Code that draws figures:
******************************

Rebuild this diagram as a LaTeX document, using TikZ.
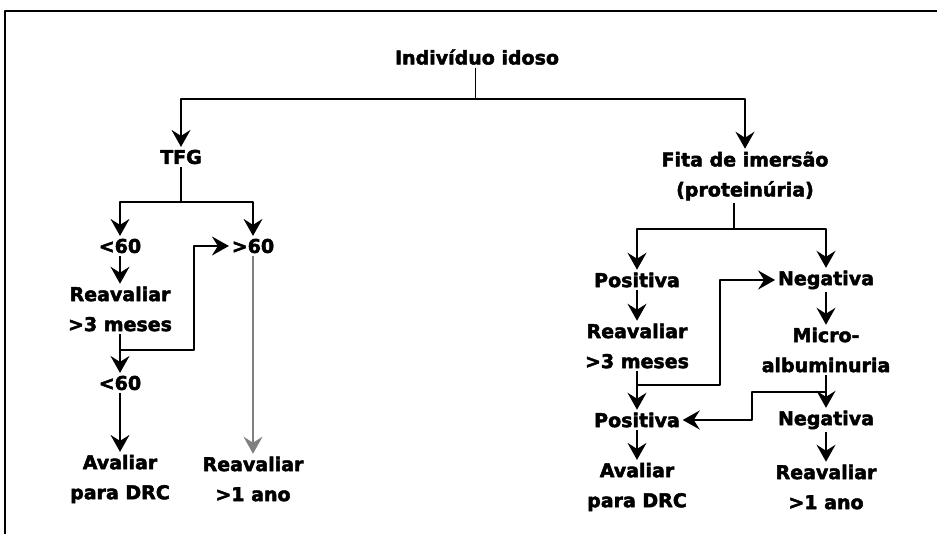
\documentclass[tikz,border=0pt]{standalone}
\usepackage{fontspec}
\setmainfont{DejaVu Sans}[BoldFeatures={FakeBold=2.5}]
\usetikzlibrary{arrows.meta}

\begin{document}
\begin{tikzpicture}[>={Stealth[length=17bp,width=19bp,inset=6bp]},line join=bevel,line width=1.8bp,
  lbl/.style={inner sep=2bp,align=center,font=\fontsize{19bp}{30bp}\selectfont\bfseries}]
%%
\useasboundingbox (0bp,0bp) rectangle (937bp,534bp);
\draw [line width=2bp] (5bp,0bp) -- (5bp,523bp) -- (937bp,523bp);
%
\node (root) at (477bp,477bp) [lbl] {Indivíduo idoso};
  \node (tfg) at (181bp,377bp) [lbl] {TFG};
  \node (fita) at (745bp,358bp) [lbl] {Fita de imersão\\(proteinúria)};
  % left branch
  \node (lt1) at (120bp,288bp) [lbl] {<60};
  \node (gt) at (253bp,288bp) [lbl] {>60};
  \node (reav1) at (120bp,225bp) [lbl] {Reavaliar\\>3 meses};
  \node (lt2) at (120bp,151bp) [lbl] {<60};
  \node (aval1) at (120bp,55bp) [lbl] {Avaliar\\para DRC};
  \node (reav2) at (253bp,55bp) [lbl] {Reavaliar\\>1 ano};
  % right branch
  \node (pos1) at (637bp,254bp) [lbl] {Positiva};
  \node (neg1) at (826bp,254bp) [lbl] {Negativa};
  \node (reav3) at (637bp,188bp) [lbl] {Reavaliar\\>3 meses};
  \node (micro) at (826bp,184bp) [lbl] {Micro-\\albuminuria};
  \node (pos2) at (637bp,114bp) [lbl] {Positiva};
  \node (neg2) at (826bp,114bp) [lbl] {Negativa};
  \node (aval2) at (637bp,47bp) [lbl] {Avaliar\\para DRC};
  \node (reav4) at (826bp,47bp) [lbl] {Reavaliar\\>1 ano};
%
\coordinate (j1) at (475bp,435bp);
  \coordinate (j2) at (181bp,332bp);
  \coordinate (j3) at (120bp,184bp);
  \coordinate (j4) at (734bp,305bp);
  \coordinate (j5) at (637bp,149bp);
  \coordinate (j6) at (826bp,142bp);
  \draw [line width=1bp] (root.south -| j1) -- (j1);
  \draw [->] (j1) -| (tfg);
  \draw [->] (j1) -| (fita);
  \draw (tfg) -- (j2);
  \draw [->] (j2) -| (lt1);
  \draw [->] (j2) -| (gt);
  \draw [->] (lt1) -- (reav1);
  \draw [->] (reav1) -- (lt2);
  \draw [->] (j3) -- ++(74bp,0bp) |- (gt);
  \draw [->] (lt2) -- (aval1);
  \draw [->,draw=gray] (gt) -- (reav2);
  \draw (fita.south -| j4) -- (j4);
  \draw [->] (j4) -| (pos1);
  \draw [->] (j4) -| (neg1);
  \draw [->] (pos1) -- (reav3);
  \draw [->] (reav3) -- (pos2);
  \draw [->] (j5) -- ++(83bp,0bp) |- (neg1);
  \draw [->] (neg1) -- (micro);
  \draw [->] (micro) -- (neg2);
  \draw [->] (j6) -- ++(-74bp,0bp) |- (pos2);
  \draw [->] (pos2) -- (aval2);
  \draw [->] (neg2) -- (reav4);
%
\end{tikzpicture}
\end{document}
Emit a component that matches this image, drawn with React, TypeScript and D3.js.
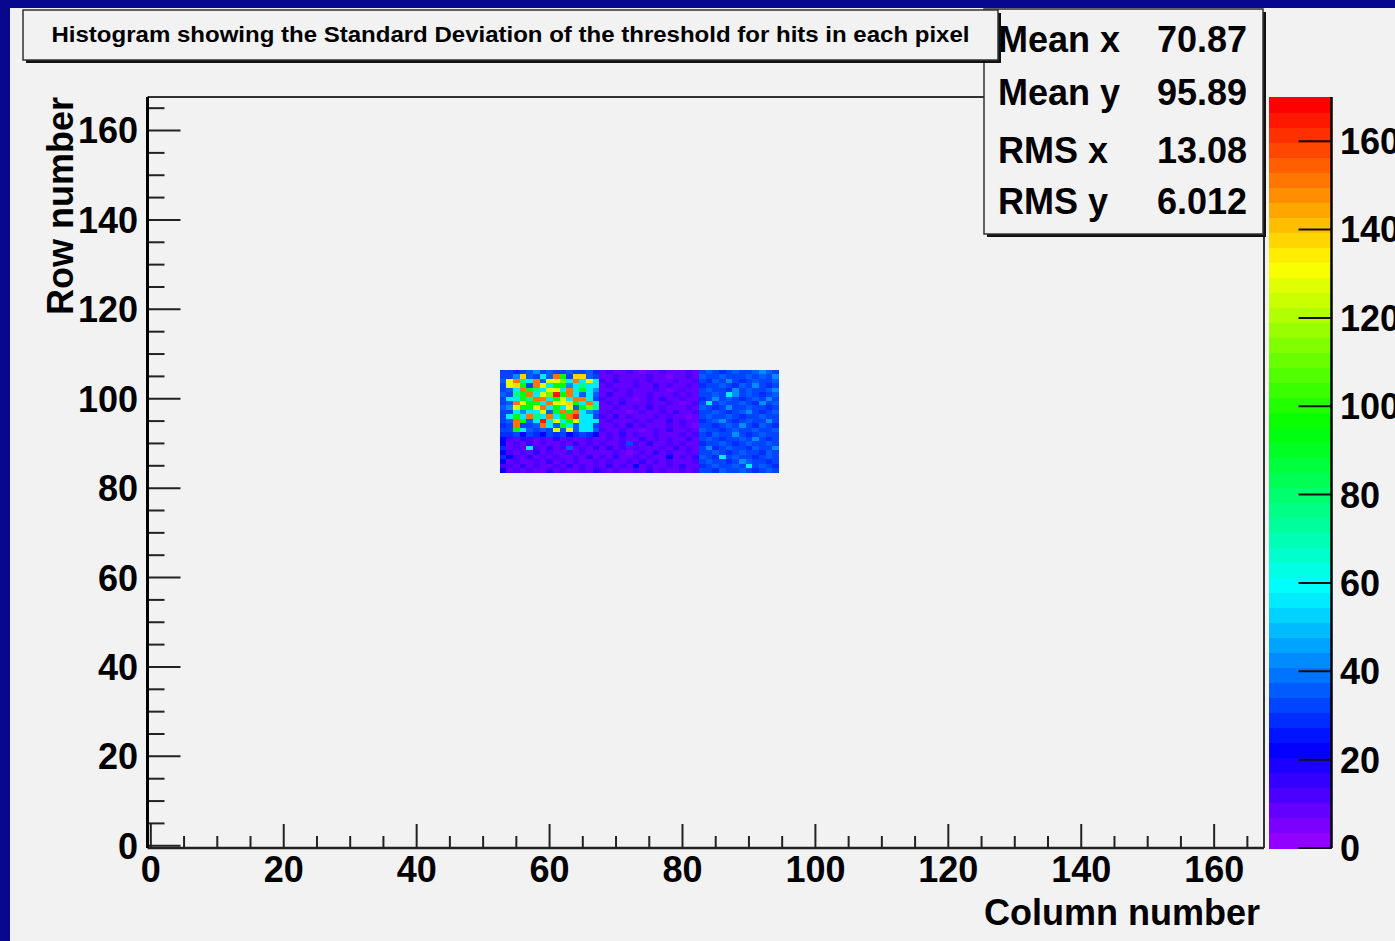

******************************

TASK INSTRUCTIONS:
Verbatim reproduction of every record is required; images are left out.

EXERCISE OUTPUT:
Rebuild this diagram as a LaTeX document, using TikZ.
\documentclass[tikz,border=0pt]{standalone}
\usepackage{fontspec}
\setmainfont{DejaVu Sans}[BoldFeatures={FakeBold=2.5}]
\usetikzlibrary{arrows.meta}

\begin{document}
\begin{tikzpicture}[>={Stealth[length=17bp,width=19bp,inset=6bp]},line join=bevel,line width=1.8bp,
  lbl/.style={inner sep=2bp,align=center,font=\fontsize{19bp}{30bp}\selectfont\bfseries}]
%%
\useasboundingbox (0bp,0bp) rectangle (937bp,534bp);
\draw [line width=2bp] (5bp,0bp) -- (5bp,523bp) -- (937bp,523bp);
%
\node (root) at (477bp,477bp) [lbl] {Indivíduo idoso};
  \node (tfg) at (181bp,377bp) [lbl] {TFG};
  \node (fita) at (745bp,358bp) [lbl] {Fita de imersão\\(proteinúria)};
  % left branch
  \node (lt1) at (120bp,288bp) [lbl] {<60};
  \node (gt) at (253bp,288bp) [lbl] {>60};
  \node (reav1) at (120bp,225bp) [lbl] {Reavaliar\\>3 meses};
  \node (lt2) at (120bp,151bp) [lbl] {<60};
  \node (aval1) at (120bp,55bp) [lbl] {Avaliar\\para DRC};
  \node (reav2) at (253bp,55bp) [lbl] {Reavaliar\\>1 ano};
  % right branch
  \node (pos1) at (637bp,254bp) [lbl] {Positiva};
  \node (neg1) at (826bp,254bp) [lbl] {Negativa};
  \node (reav3) at (637bp,188bp) [lbl] {Reavaliar\\>3 meses};
  \node (micro) at (826bp,184bp) [lbl] {Micro-\\albuminuria};
  \node (pos2) at (637bp,114bp) [lbl] {Positiva};
  \node (neg2) at (826bp,114bp) [lbl] {Negativa};
  \node (aval2) at (637bp,47bp) [lbl] {Avaliar\\para DRC};
  \node (reav4) at (826bp,47bp) [lbl] {Reavaliar\\>1 ano};
%
\coordinate (j1) at (475bp,435bp);
  \coordinate (j2) at (181bp,332bp);
  \coordinate (j3) at (120bp,184bp);
  \coordinate (j4) at (734bp,305bp);
  \coordinate (j5) at (637bp,149bp);
  \coordinate (j6) at (826bp,142bp);
  \draw [line width=1bp] (root.south -| j1) -- (j1);
  \draw [->] (j1) -| (tfg);
  \draw [->] (j1) -| (fita);
  \draw (tfg) -- (j2);
  \draw [->] (j2) -| (lt1);
  \draw [->] (j2) -| (gt);
  \draw [->] (lt1) -- (reav1);
  \draw [->] (reav1) -- (lt2);
  \draw [->] (j3) -- ++(74bp,0bp) |- (gt);
  \draw [->] (lt2) -- (aval1);
  \draw [->,draw=gray] (gt) -- (reav2);
  \draw (fita.south -| j4) -- (j4);
  \draw [->] (j4) -| (pos1);
  \draw [->] (j4) -| (neg1);
  \draw [->] (pos1) -- (reav3);
  \draw [->] (reav3) -- (pos2);
  \draw [->] (j5) -- ++(83bp,0bp) |- (neg1);
  \draw [->] (neg1) -- (micro);
  \draw [->] (micro) -- (neg2);
  \draw [->] (j6) -- ++(-74bp,0bp) |- (pos2);
  \draw [->] (pos2) -- (aval2);
  \draw [->] (neg2) -- (reav4);
%
\end{tikzpicture}
\end{document}
Emit a component that matches this image, drawn with React, TypeScript and D3.js.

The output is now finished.